- Data provided -
[start]
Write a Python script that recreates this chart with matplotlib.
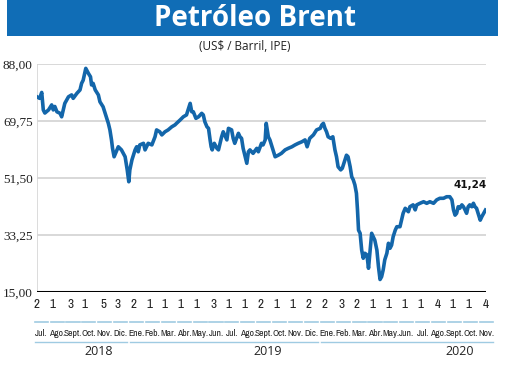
import os
import numpy as np
import pandas as pd
import matplotlib
matplotlib.use('Agg')
import matplotlib.pyplot as plt
from matplotlib.patches import Rectangle
from matplotlib import font_manager as fm

start = pd.Timestamp('2018-07-02')

# days since 2 Jul 2018, Brent close (US$/barril)
days = [0, 5, 9, 12, 15, 22, 28, 31, 34, 38, 44, 47, 50, 53, 60, 66, 69, 76, 82, 85,
        88, 93, 98, 102, 104, 107, 111, 117, 120, 126, 132, 136, 139, 142, 144, 147, 151, 155, 158, 161,
        168, 172, 175, 177, 181, 187, 190, 193, 196, 203, 206, 212, 219, 225, 228, 234, 238, 244, 250, 257,
        263, 266, 273, 279, 285, 288, 292, 295, 298, 303, 308, 314, 317, 320, 324, 327, 330, 332, 334, 338,
        343, 346, 352, 355, 362, 365, 371, 374, 377, 384, 387, 390, 393, 397, 400, 403, 406, 409, 412, 419,
        422, 428, 431, 435, 437, 441, 444, 447, 451, 454, 460, 466, 473, 479, 486, 492, 498, 505, 511, 515,
        520, 527, 533, 540, 543, 546, 549, 552, 555, 560, 564, 568, 571, 574, 579, 582, 586, 590, 593, 597,
        600, 603, 606, 609, 611, 613, 616, 619, 622, 625, 629, 632, 635, 638, 641, 644, 648, 651, 654, 657,
        660, 663, 667, 670, 673, 676, 679, 683, 686, 692, 695, 698, 702, 708, 711, 717, 721, 724, 730, 737,
        743, 749, 756, 762, 768, 775, 781, 787, 791, 794, 797, 800, 803, 806, 810, 813, 816, 819, 822, 825,
        829, 832, 835, 838, 841, 845, 848, 855]
price = [77.5, 77.0, 78.9, 73.3, 72.3, 73.3, 74.9, 73.3, 74.4, 72.7, 72.2, 71.1, 73.3, 75.4, 77.5, 78.1, 77.0, 78.6, 79.7, 81.8,
         82.8, 86.6, 85.0, 83.9, 81.3, 81.8, 79.7, 78.1, 75.9, 74.3, 71.1, 69.0, 66.9, 63.7, 61.0, 58.3, 59.9, 61.5, 61.0, 60.5,
         58.3, 54.1, 50.3, 54.1, 57.3, 60.5, 61.5, 59.9, 62.1, 62.6, 60.5, 62.6, 62.1, 64.7, 66.9, 66.3, 65.3, 66.3, 66.9, 67.9,
         68.5, 69.0, 70.1, 71.1, 71.7, 73.3, 75.4, 72.7, 72.7, 70.6, 71.1, 72.2, 71.7, 69.5, 67.9, 67.4, 63.7, 61.5, 60.5, 62.6,
         61.0, 60.5, 64.7, 66.3, 63.7, 67.4, 66.9, 64.2, 62.6, 65.8, 64.7, 64.2, 61.0, 58.3, 56.2, 59.9, 60.5, 59.9, 59.4, 61.0,
         59.9, 62.6, 62.1, 63.7, 69.0, 64.7, 63.7, 62.1, 59.9, 58.3, 58.8, 59.4, 60.5, 61.0, 61.5, 62.1, 62.6, 63.1, 63.7, 61.5,
         64.2, 65.3, 66.9, 67.4, 68.5, 69.0, 67.4, 66.3, 64.7, 64.2, 64.7, 60.5, 58.3, 55.1, 54.1, 54.6, 56.7, 58.8, 58.3, 55.1,
         51.9, 50.9, 49.3, 46.6, 41.3, 34.8, 33.8, 28.4, 25.8, 27.4, 26.9, 22.6, 28.4, 33.8, 32.7, 31.6, 28.4, 23.1, 19.0, 19.9,
         22.1, 25.3, 27.4, 30.6, 29.0, 30.0, 32.7, 34.8, 35.9, 35.9, 38.0, 40.2, 41.8, 40.7, 42.3, 42.9, 41.3, 42.9, 43.4, 43.9,
         43.4, 43.9, 43.4, 44.5, 45.0, 45.0, 45.5, 45.5, 44.5, 41.3, 39.6, 40.2, 42.3, 41.8, 42.9, 42.3, 41.3, 40.2, 42.3, 42.9,
         42.3, 43.4, 42.3, 41.8, 40.2, 38.0, 39.1, 41.24]

months = ['Jul.', 'Ago.', 'Sept.', 'Oct.', 'Nov.', 'Dic.',
          'Ene.', 'Feb.', 'Mar.', 'Abr.', 'May.', 'Jun.', 'Jul.', 'Ago.', 'Sept.', 'Oct.', 'Nov.', 'Dic.',
          'Ene.', 'Feb.', 'Mar.', 'Abr.', 'May.', 'Jun.', 'Jul.', 'Ago.', 'Sept.', 'Oct.', 'Nov.']
first_day = [2, 1, 3, 1, 5, 3,
             2, 1, 1, 1, 1, 3, 1, 1, 2, 1, 1, 2,
             2, 3, 2, 1, 1, 1, 1, 4, 1, 1, 4]
years = ['2018', '2019', '2020']
months_per_year = [6, 12, 11]
yticks = [15.00, 33.25, 51.50, 69.75, 88.00]
last_label = '41,24'

blue = '#1366aa'
light = '#9fcbe2'


def find_narrow():
    # look for an installed condensed sans face, regular weight
    best = None
    for e in fm.fontManager.ttflist:
        base = os.path.basename(e.fname).lower()
        name = e.name.lower()
        if 'serif' in name or 'mono' in name or 'cjk' in name:
            continue
        if any(w in base for w in ['bold', 'italic', 'oblique', 'light', 'thin', 'black',
                                    'medium', 'semibold', 'extrabold']):
            continue
        if 'narrow' in base or 'narrow' in name:
            score = 0
        elif 'extracondensed' in base:
            score = 2
        elif 'semicondensed' in base:
            score = 3
        elif 'condensed' in base or 'condensed' in name:
            score = 1
        else:
            continue
        if best is None or score < best[0]:
            best = (score, e.fname)
    return best


nf = find_narrow()
if nf is not None:
    month_font = dict(fontproperties=fm.FontProperties(fname=nf[1], size=6.9))
    num_font = dict(fontproperties=fm.FontProperties(fname=nf[1], size=9.5))
else:
    month_font = dict(family='Lato', fontsize=5.2)
    num_font = dict(family='Lato', fontsize=9)

# month start positions (days from start)
tick_pos = []
for i, d in enumerate(first_day):
    y = 2018 + (6 + i) // 12
    m = (6 + i) % 12 + 1
    tick_pos.append((pd.Timestamp(y, m, d) - start).days)
tick_pos = np.array(tick_pos)
# month names sit evenly spaced under the axis
label_pos = 8 + np.arange(len(months)) * 30.3

fig = plt.figure(figsize=(5.2, 3.76), dpi=100)
ax = fig.add_axes([37 / 520, 1 - 292 / 376, 449 / 520, 228 / 376])

# banner and title
fig.add_artist(Rectangle((7 / 520, 1 - 36 / 376), 491 / 520, 36 / 376,
                         transform=fig.transFigure, color='#106db6', lw=0))
fig.text(0.49, 1 - 19 / 376, 'Petróleo Brent', color='white', fontsize=20,
         fontweight='bold', family='Open Sans', ha='center', va='center')
fig.text(0.471, 1 - 46 / 376, '(US$ / Barril, IPE)', color='#222222', fontsize=8.5,
         family='Open Sans', ha='center', va='center')

for v in yticks[1:]:
    ax.axhline(v, color='#d6d6d6', lw=1.3, zorder=1)
ax.axhline(yticks[0], color='black', lw=2.2, zorder=3)
ax.axvline(0, color='#d6d6d6', lw=1.2, zorder=1)

ax.plot(days, price, color=blue, lw=2.6, solid_joinstyle='round', zorder=4)
ax.annotate(last_label, (days[-1], price[-1]), xytext=(1, 20), textcoords='offset pixels',
            ha='right', va='bottom', fontsize=7.5, fontweight='bold', color='#111111')

ax.set_xlim(0, 856)
ax.set_ylim(15, 88)
for s in ax.spines.values():
    s.set_visible(False)
ax.set_xticks([])
ax.set_yticks(yticks)
ax.set_yticklabels([f'{v:.2f}'.replace('.', ',') for v in yticks],
                   family=['Liberation Serif', 'DejaVu Serif'], fontsize=9.5, color='#222222')
ax.tick_params(axis='y', length=0, pad=3)

tr = ax.get_xaxis_transform()
for x, d in zip(tick_pos, first_day):
    ax.text(x, -0.057, str(d), transform=tr, ha='center', va='center',
            color='#222222', clip_on=False, **num_font)
for x, m in zip(label_pos, months):
    ax.text(x, -0.18, m, transform=tr, ha='center', va='center',
            color='#222222', clip_on=False, **month_font)
    ax.plot([x - 12.5, x + 12.5], [-0.132, -0.132], transform=tr, color=light,
            lw=1.2, clip_on=False)

year_x = [118, 440, 806]
k = 0
for y, n, xx in zip(years, months_per_year, year_x):
    a = label_pos[k] - 12
    b = label_pos[k + n - 1] + 12
    ax.plot([a, b], [-0.219, -0.219], transform=tr, color=light, lw=1.0, clip_on=False)
    ax.text(xx, -0.263, y, transform=tr, ha='center', va='center',
            fontsize=9, family='Open Sans', color='#222222', clip_on=False)
    k += n

plt.savefig('out.png', dpi=100)
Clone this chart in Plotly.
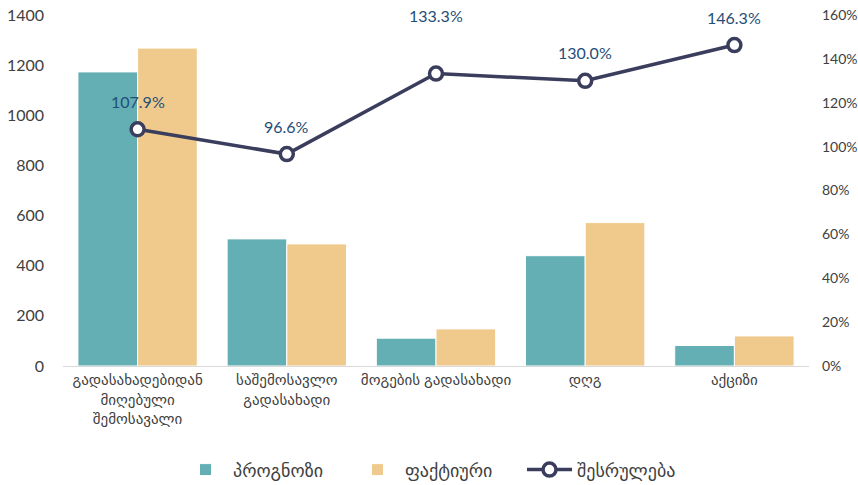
[end]
- Task requirements -
In the listing above, locate each line with "this" and copy it.

- The solution -
Write a Python script that recreates this chart with matplotlib.
Clone this chart in Plotly.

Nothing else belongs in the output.